Wednesday, 4 February 2026

Why "Interpretations" of Quantum Mechanics Never Converge: 3 Reparcelling the Unconstrained Object

The core mechanism behind persistent interpretive disagreement lies in the structural underdetermination of quantum mechanics. The formalism is unconstrained relative to phenomena in multiple conceptual dimensions, allowing distinct interpretations to partition, organise, and narrativise the same mathematical object differently.

  • Copenhagen: emphasises classical measurement context and probabilistic outcomes.

  • Many-Worlds: partitions possibilities into branching universes.

  • de Broglie-Bohm: introduces hidden variables and deterministic trajectories.

  • QBism: reframes the formalism as an agent-centred epistemic tool.

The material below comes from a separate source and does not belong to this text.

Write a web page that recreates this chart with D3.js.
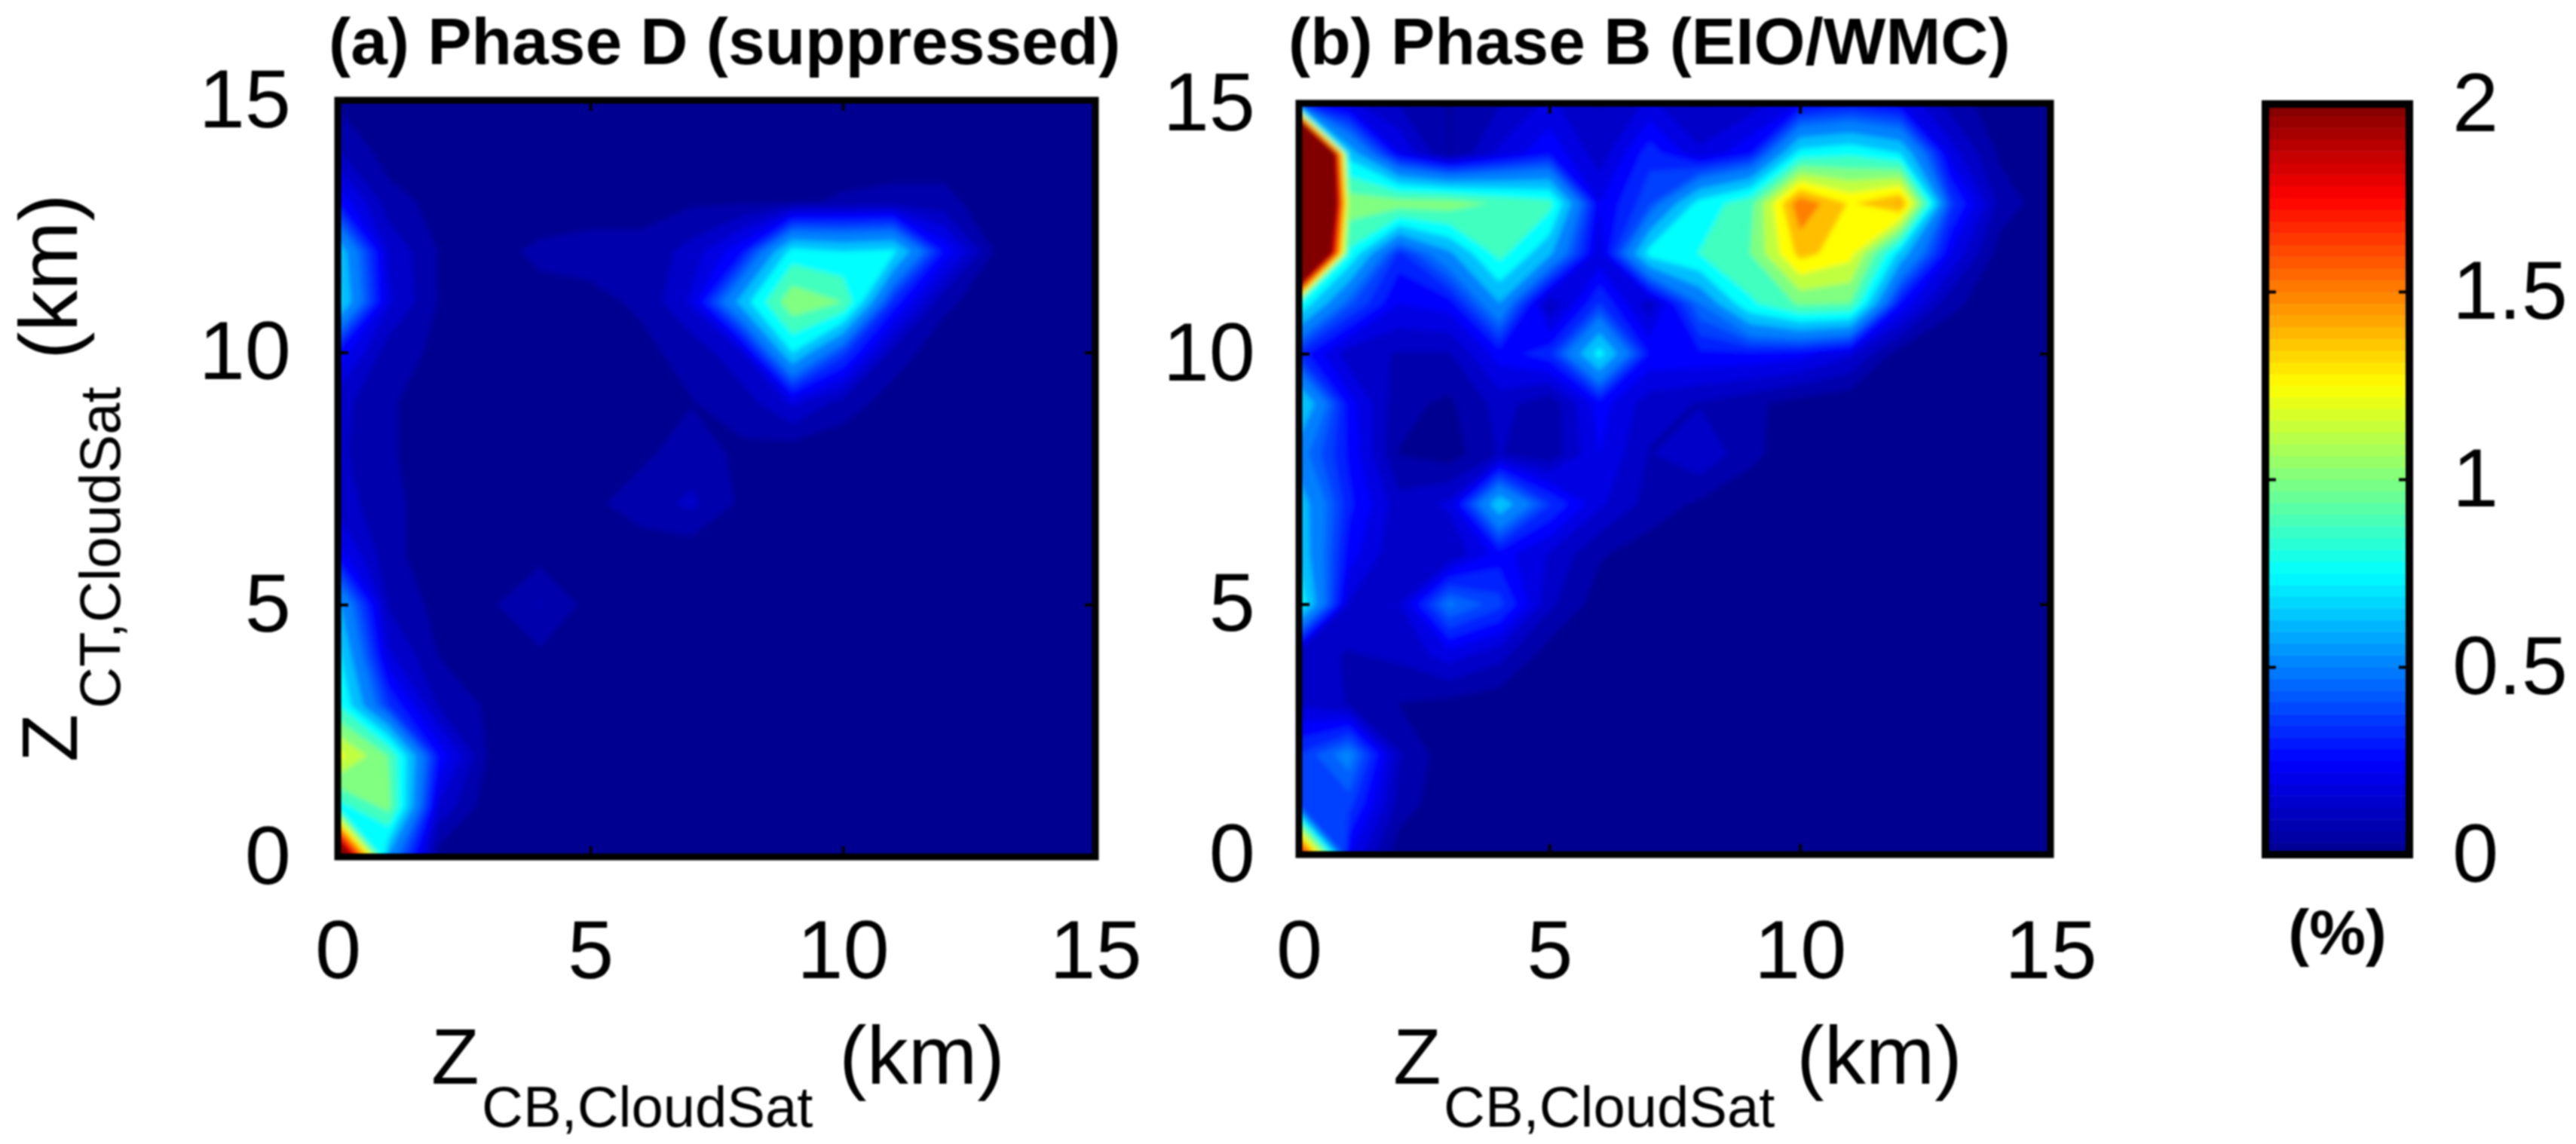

Each interpretation is internally coherent, reproduces the predictions of quantum mechanics, and selectively emphasises certain aspects of the formalism while marginalising others. The result is multiple, equally valid frameworks, each representing a different reparcellation of the same unconstrained mathematical object.

Because these partitions do not conflict empirically, disagreement is stable. The interpretations are not competing descriptions of different phenomena, but alternative organisational structures applied to the same formalism. Recognising this reframes the debate: multiplicity is a predictable outcome of structural underdetermination, not a conceptual or empirical failure.